Two recipes caught my attention.  The first is from the Northwest region of North America:  The coast from Alaska down to northern California.  This is the land of the salmon!  I chose:

Pacific Salmon Chowder  (pg 205)

1 tablespoon butter or vegetable oil
4 potatoes, peeled and diced
1 cup green onions, sliced
1/4 teaspoon dill seed
6 cups milk
1 pound fresh salmon, cut into chunks
Salt and pepper to taste
Dill sprigs, for garnish




Melt butter in a large saucepan over medium heat.  Add potatoes, green onions, and dill seed, and saute for 2 to 3 minutes.  Add milk and simmer over low heat for 40 minutes.  Add fresh salmon and simmer for 10 minutes more.  Season with salt and pepper.  Garnish individual servings with dill sprigs.  Serves 6 to 8.

My Notes

I used 1% milk; it may be the authors expected whole milk.  The amount of salmon I had was a little under a pound.  I cut it into small, bite-sized chunks.



Instead of butter, I used olive oil.

Potatoes and green onions.
The simmering of the potatoes in the milk was not really what I call a simmer.  That implies a very slow boil and I never let the milk even start bubbling.  But it did get steaming hot with tiny bubbles around the edges, and that was enough to cook the potatoes through in the 40 minutes and the salmon in the extra 10 minutes.  It is a very gentle way to cook salmon, which did not get dry or overcooked.

Tiny bubbles!
The Verdict

I served the chowder with grapes and Chippewa Bannock bread, a feature for the next post.  I had salted the chowder before serving and it tasted right but after it cooled in my bowl a little, I felt that it needed a lot more salt.  My guest tasters agreed.
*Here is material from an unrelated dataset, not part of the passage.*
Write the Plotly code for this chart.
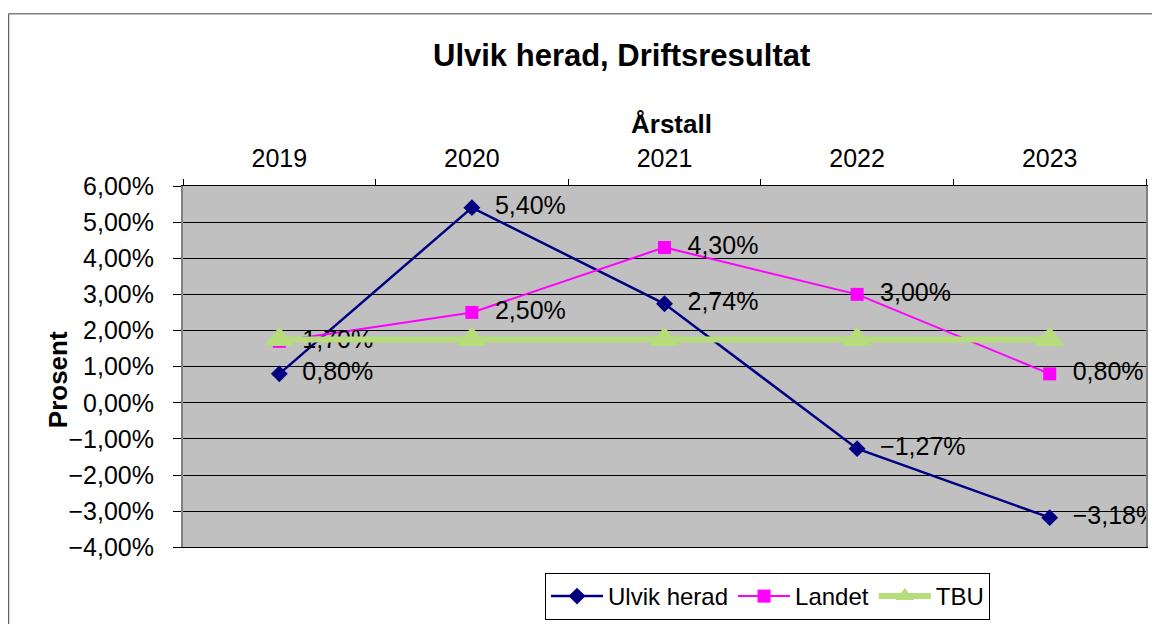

With dill weed as a garnish.
Success!  My mouth wants thick soups and chowders and this was not thick, making me wish I had crushed some of the potatoes before adding the salmon.  But it was a good soup, full of salmon flavor.  The dill seed was very subtle and the potatoes and green onions give it interest.  I would do it again but I would make sure I had the full pound of salmon or more just so that each bite had more salmon as compared to potato.